=== Given problem ===
No images are to be carried over; print all other material exactly as it stands.

=== Given data ===
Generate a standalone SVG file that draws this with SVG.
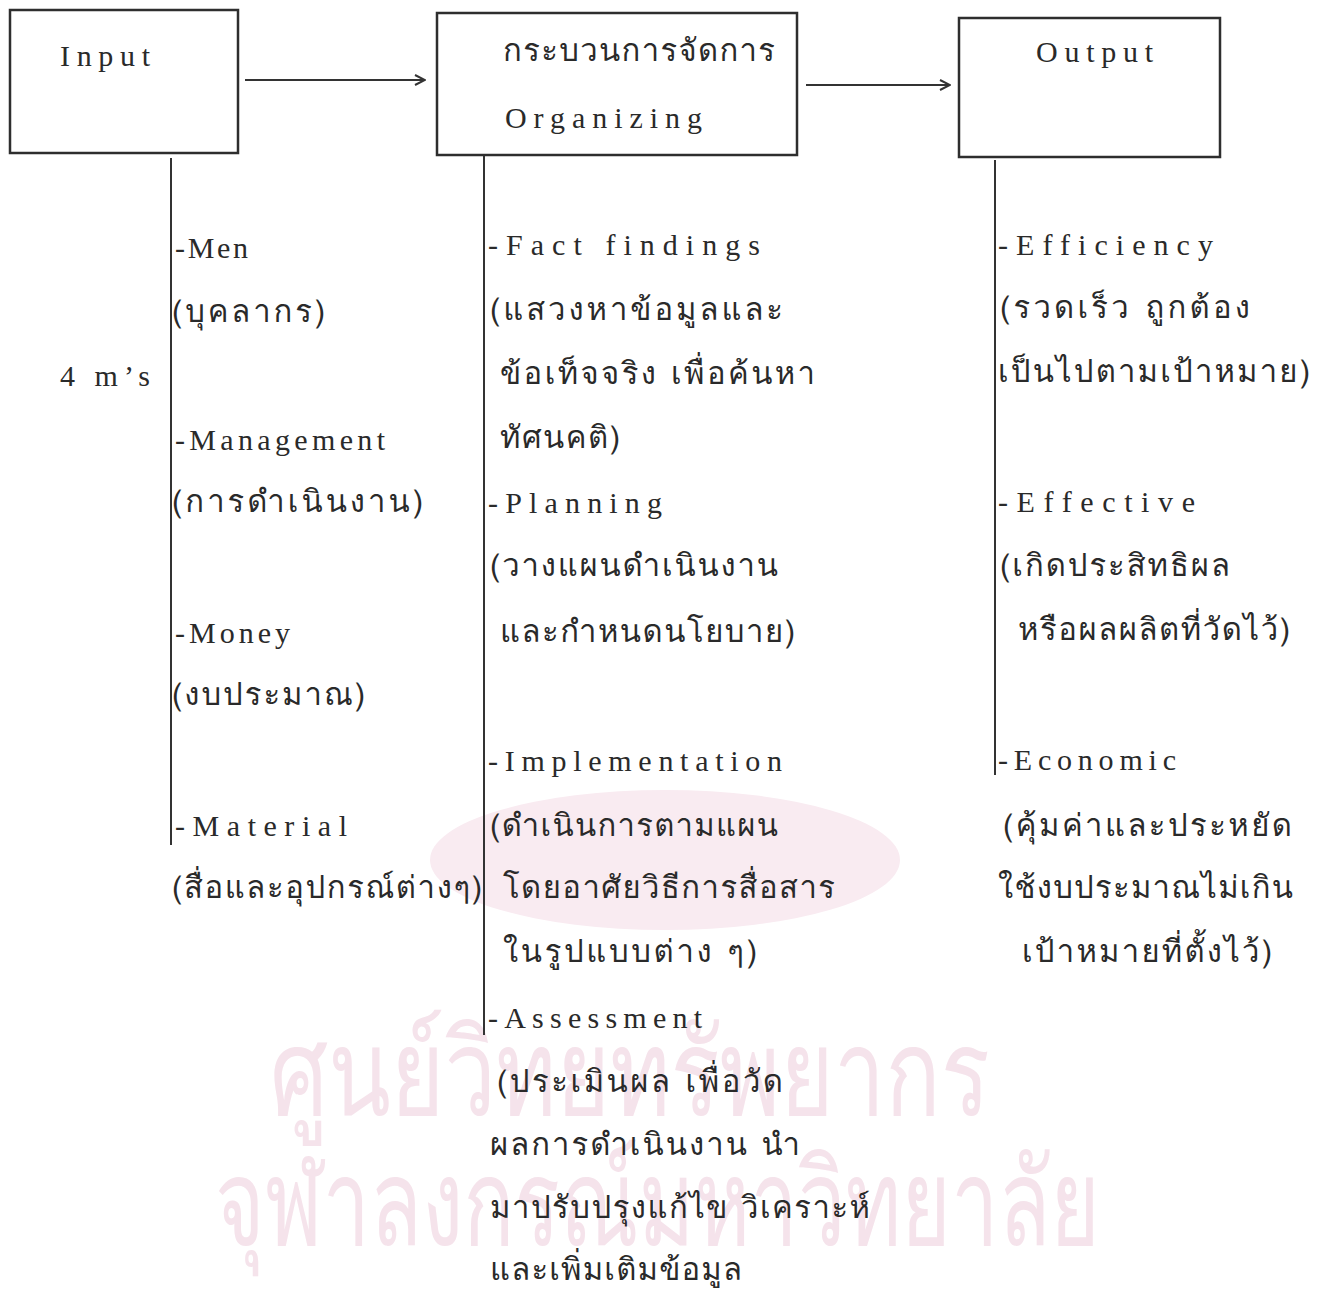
<svg xmlns="http://www.w3.org/2000/svg" width="1325" height="1296" viewBox="0 0 1325 1296">
<defs>
<style>
.box{fill:none;stroke:#2e2e2e;stroke-width:2.5}
.ln{fill:none;stroke:#333;stroke-width:2}
.en{font-family:"Liberation Serif","DejaVu Serif",serif;font-size:30px;fill:#2a2a2a}
.th{font-family:"Loma","Noto Sans Thai","Garuda","Tlwg Typist","Noto Sans",sans-serif;font-size:31px;fill:#2a2a2a}
.wm{font-family:"Loma","Noto Sans Thai","Garuda","Noto Sans",sans-serif;font-size:120px;fill:#f5e3eb}
</style>
<marker id="arr" viewBox="0 0 12 12" refX="11" refY="6" markerWidth="12" markerHeight="12" markerUnits="userSpaceOnUse" orient="auto">
<path d="M1,1 L11,6 L1,11" fill="none" stroke="#333" stroke-width="2"/>
</marker>
</defs>
<rect width="1325" height="1296" fill="#fff"/>
<g id="watermark">
<ellipse cx="665" cy="860" rx="235" ry="70" fill="#f9ebf1"/>
<text class="wm" x="270" y="1115" textLength="720" lengthAdjust="spacingAndGlyphs">ศูนย์วิทยทรัพยากร</text>
<text class="wm" x="215" y="1245" textLength="885" lengthAdjust="spacingAndGlyphs">จุฬาลงกรณ์มหาวิทยาลัย</text>
</g>
<g id="connectors">
<line class="ln" x1="245" y1="80" x2="425" y2="80" marker-end="url(#arr)"/>
<line class="ln" x1="806" y1="85" x2="950" y2="85" marker-end="url(#arr)"/>
<line class="ln" x1="171" y1="158" x2="171" y2="845"/>
<line class="ln" x1="484" y1="156" x2="484" y2="1035"/>
<line class="ln" x1="995" y1="160" x2="995" y2="775"/>
</g>
<g id="input">
<rect class="box" x="10" y="10" width="228" height="143"/>
<text class="en" x="60" y="66" textLength="90">Input</text>
</g>
<g id="organizing">
<rect class="box" x="437" y="13" width="360" height="142"/>
<text class="th" x="503" y="61" textLength="272">กระบวนการจัดการ</text>
<text class="en" x="505" y="128" textLength="197">Organizing</text>
</g>
<g id="output">
<rect class="box" x="959" y="18" width="261" height="139"/>
<text class="en" x="1036" y="62" textLength="117">Output</text>
</g>
<g id="input-items">
<text class="en" x="60" y="386" textLength="90">4 m’s</text>
<text class="en" x="175" y="258" textLength="73">-Men</text>
<text class="th" x="172" y="322" textLength="153">(บุคลากร)</text>
<text class="en" x="175" y="450" textLength="210">-Management</text>
<text class="th" x="172" y="512" textLength="251">(การดำเนินงาน)</text>
<text class="en" x="175" y="643" textLength="115">-Money</text>
<text class="th" x="172" y="705" textLength="193">(งบประมาณ)</text>
<text class="en" x="175" y="836" textLength="172">-Material</text>
<text class="th" x="172" y="898" textLength="310">(สื่อและอุปกรณ์ต่างๆ)</text>
</g>
<g id="organizing-items">
<text class="en" x="488" y="255" textLength="272">-Fact findings</text>
<text class="th" x="490" y="320" textLength="293">(แสวงหาข้อมูลและ</text>
<text class="th" x="500" y="384" textLength="315">ข้อเท็จจริง เพื่อค้นหา</text>
<text class="th" x="500" y="448" textLength="120">ทัศนคติ)</text>
<text class="en" x="488" y="513" textLength="174">-Planning</text>
<text class="th" x="490" y="576" textLength="288">(วางแผนดำเนินงาน</text>
<text class="th" x="500" y="642" textLength="295">และกำหนดนโยบาย)</text>
<text class="en" x="488" y="771" textLength="294">-Implementation</text>
<text class="th" x="490" y="836" textLength="288">(ดำเนินการตามแผน</text>
<text class="th" x="503" y="898" textLength="332">โดยอาศัยวิธีการสื่อสาร</text>
<text class="th" x="503" y="962" textLength="254">ในรูปแบบต่าง ๆ)</text>
<text class="en" x="488" y="1028" textLength="214">-Assessment</text>
<text class="th" x="497" y="1092" textLength="286">(ประเมินผล เพื่อวัด</text>
<text class="th" x="490" y="1155" textLength="310">ผลการดำเนินงาน นำ</text>
<text class="th" x="490" y="1218" textLength="380">มาปรับปรุงแก้ไข วิเคราะห์</text>
<text class="th" x="490" y="1280" textLength="252">และเพิ่มเติมข้อมูล</text>
</g>
<g id="output-items">
<text class="en" x="998" y="255" textLength="215">-Efficiency</text>
<text class="th" x="1000" y="318" textLength="250">(รวดเร็ว ถูกต้อง</text>
<text class="th" x="998" y="382" textLength="312">เป็นไปตามเป้าหมาย)</text>
<text class="en" x="998" y="512" textLength="197">-Effective</text>
<text class="th" x="1000" y="576" textLength="230">(เกิดประสิทธิผล</text>
<text class="th" x="1018" y="640" textLength="272">หรือผลผลิตที่วัดไว้)</text>
<text class="en" x="998" y="770" textLength="178">-Economic</text>
<text class="th" x="1003" y="836" textLength="289">(คุ้มค่าและประหยัด</text>
<text class="th" x="998" y="898" textLength="295">ใช้งบประมาณไม่เกิน</text>
<text class="th" x="1022" y="962" textLength="250">เป้าหมายที่ตั้งไว้)</text>
</g>
</svg>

=== Solved exercise ===
Generate a standalone SVG file that draws this with SVG.
<svg xmlns="http://www.w3.org/2000/svg" width="1325" height="1296" viewBox="0 0 1325 1296">
<defs>
<style>
.box{fill:none;stroke:#2e2e2e;stroke-width:2.5}
.ln{fill:none;stroke:#333;stroke-width:2}
.en{font-family:"Liberation Serif","DejaVu Serif",serif;font-size:30px;fill:#2a2a2a}
.th{font-family:"Loma","Noto Sans Thai","Garuda","Tlwg Typist","Noto Sans",sans-serif;font-size:31px;fill:#2a2a2a}
.wm{font-family:"Loma","Noto Sans Thai","Garuda","Noto Sans",sans-serif;font-size:120px;fill:#f5e3eb}
</style>
<marker id="arr" viewBox="0 0 12 12" refX="11" refY="6" markerWidth="12" markerHeight="12" markerUnits="userSpaceOnUse" orient="auto">
<path d="M1,1 L11,6 L1,11" fill="none" stroke="#333" stroke-width="2"/>
</marker>
</defs>
<rect width="1325" height="1296" fill="#fff"/>
<g id="watermark">
<ellipse cx="665" cy="860" rx="235" ry="70" fill="#f9ebf1"/>
<text class="wm" x="270" y="1115" textLength="720" lengthAdjust="spacingAndGlyphs">ศูนย์วิทยทรัพยากร</text>
<text class="wm" x="215" y="1245" textLength="885" lengthAdjust="spacingAndGlyphs">จุฬาลงกรณ์มหาวิทยาลัย</text>
</g>
<g id="connectors">
<line class="ln" x1="245" y1="80" x2="425" y2="80" marker-end="url(#arr)"/>
<line class="ln" x1="806" y1="85" x2="950" y2="85" marker-end="url(#arr)"/>
<line class="ln" x1="171" y1="158" x2="171" y2="845"/>
<line class="ln" x1="484" y1="156" x2="484" y2="1035"/>
<line class="ln" x1="995" y1="160" x2="995" y2="775"/>
</g>
<g id="input">
<rect class="box" x="10" y="10" width="228" height="143"/>
<text class="en" x="60" y="66" textLength="90">Input</text>
</g>
<g id="organizing">
<rect class="box" x="437" y="13" width="360" height="142"/>
<text class="th" x="503" y="61" textLength="272">กระบวนการจัดการ</text>
<text class="en" x="505" y="128" textLength="197">Organizing</text>
</g>
<g id="output">
<rect class="box" x="959" y="18" width="261" height="139"/>
<text class="en" x="1036" y="62" textLength="117">Output</text>
</g>
<g id="input-items">
<text class="en" x="60" y="386" textLength="90">4 m’s</text>
<text class="en" x="175" y="258" textLength="73">-Men</text>
<text class="th" x="172" y="322" textLength="153">(บุคลากร)</text>
<text class="en" x="175" y="450" textLength="210">-Management</text>
<text class="th" x="172" y="512" textLength="251">(การดำเนินงาน)</text>
<text class="en" x="175" y="643" textLength="115">-Money</text>
<text class="th" x="172" y="705" textLength="193">(งบประมาณ)</text>
<text class="en" x="175" y="836" textLength="172">-Material</text>
<text class="th" x="172" y="898" textLength="310">(สื่อและอุปกรณ์ต่างๆ)</text>
</g>
<g id="organizing-items">
<text class="en" x="488" y="255" textLength="272">-Fact findings</text>
<text class="th" x="490" y="320" textLength="293">(แสวงหาข้อมูลและ</text>
<text class="th" x="500" y="384" textLength="315">ข้อเท็จจริง เพื่อค้นหา</text>
<text class="th" x="500" y="448" textLength="120">ทัศนคติ)</text>
<text class="en" x="488" y="513" textLength="174">-Planning</text>
<text class="th" x="490" y="576" textLength="288">(วางแผนดำเนินงาน</text>
<text class="th" x="500" y="642" textLength="295">และกำหนดนโยบาย)</text>
<text class="en" x="488" y="771" textLength="294">-Implementation</text>
<text class="th" x="490" y="836" textLength="288">(ดำเนินการตามแผน</text>
<text class="th" x="503" y="898" textLength="332">โดยอาศัยวิธีการสื่อสาร</text>
<text class="th" x="503" y="962" textLength="254">ในรูปแบบต่าง ๆ)</text>
<text class="en" x="488" y="1028" textLength="214">-Assessment</text>
<text class="th" x="497" y="1092" textLength="286">(ประเมินผล เพื่อวัด</text>
<text class="th" x="490" y="1155" textLength="310">ผลการดำเนินงาน นำ</text>
<text class="th" x="490" y="1218" textLength="380">มาปรับปรุงแก้ไข วิเคราะห์</text>
<text class="th" x="490" y="1280" textLength="252">และเพิ่มเติมข้อมูล</text>
</g>
<g id="output-items">
<text class="en" x="998" y="255" textLength="215">-Efficiency</text>
<text class="th" x="1000" y="318" textLength="250">(รวดเร็ว ถูกต้อง</text>
<text class="th" x="998" y="382" textLength="312">เป็นไปตามเป้าหมาย)</text>
<text class="en" x="998" y="512" textLength="197">-Effective</text>
<text class="th" x="1000" y="576" textLength="230">(เกิดประสิทธิผล</text>
<text class="th" x="1018" y="640" textLength="272">หรือผลผลิตที่วัดไว้)</text>
<text class="en" x="998" y="770" textLength="178">-Economic</text>
<text class="th" x="1003" y="836" textLength="289">(คุ้มค่าและประหยัด</text>
<text class="th" x="998" y="898" textLength="295">ใช้งบประมาณไม่เกิน</text>
<text class="th" x="1022" y="962" textLength="250">เป้าหมายที่ตั้งไว้)</text>
</g>
</svg>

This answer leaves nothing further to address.